Melissa quickly went from repentant to repulsion. “How could he just brazenly mention something like that?” she thought. “And what exactly was he trying to say? That sex between them—Melissa and Miles, supercouple—wasn’t good, or as good? When he is climaxing with her looking down on him, who is he thinking of when he makes that nonsensical look she used to think was cute?”

Because of what ostensibly was an innocuous inquiry, these questions were now ones flashing like a neon sign on the elephant in the living room. Melissa knew that she had no one to blame but herself for feeling this way because she broached the subject, but curiosity is a funny thing. A quote from the Scottish actor Gerard Butler says it best:

“If you just tell the story of what the story’s about, then it sparks curiosity, but I think it also arouses suspicion, as you say, that can be overly sentimental.”

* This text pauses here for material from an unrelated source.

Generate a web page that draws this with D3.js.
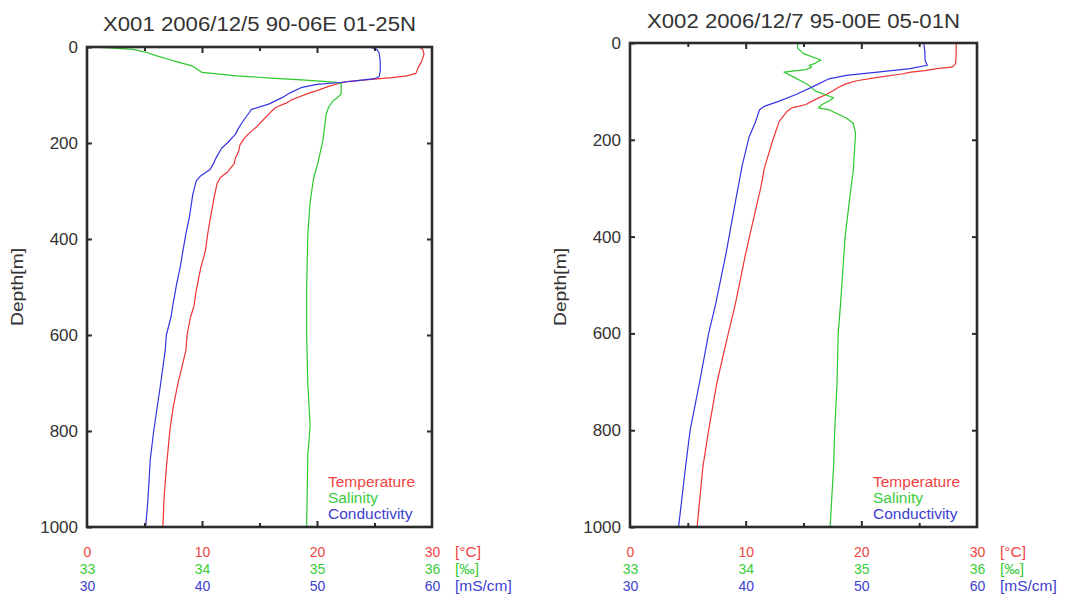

Jealousy is a powerful thing. And those powerful emotions are only exacerbated when it involves the verboten subjects such as an ex’s clothes, physique, happiness or pleasures of any sort. You may think you’re being honest when talking about past love, but in this case, taking the 5th amendment is not only encouraged, it is mandatory.

Do you think Brad talks to Angelina about Jenny A?

I don’t think so…

Later that night, Melissa and Miles climbed into bed, mentally exhausted by re-living a past that would periodically haunt Melissa and annoy Miles.

As they both stared at the ceiling with Christmas lights flicking through their Hoboken apartment window, each wondered if the grass really is always greener…if the good ‘ol days are always remembered in a more positive light than they actually were.

The lesson: When it comes to ex-anything, it’s always wise to let sleeping dogs, or elephants, lie.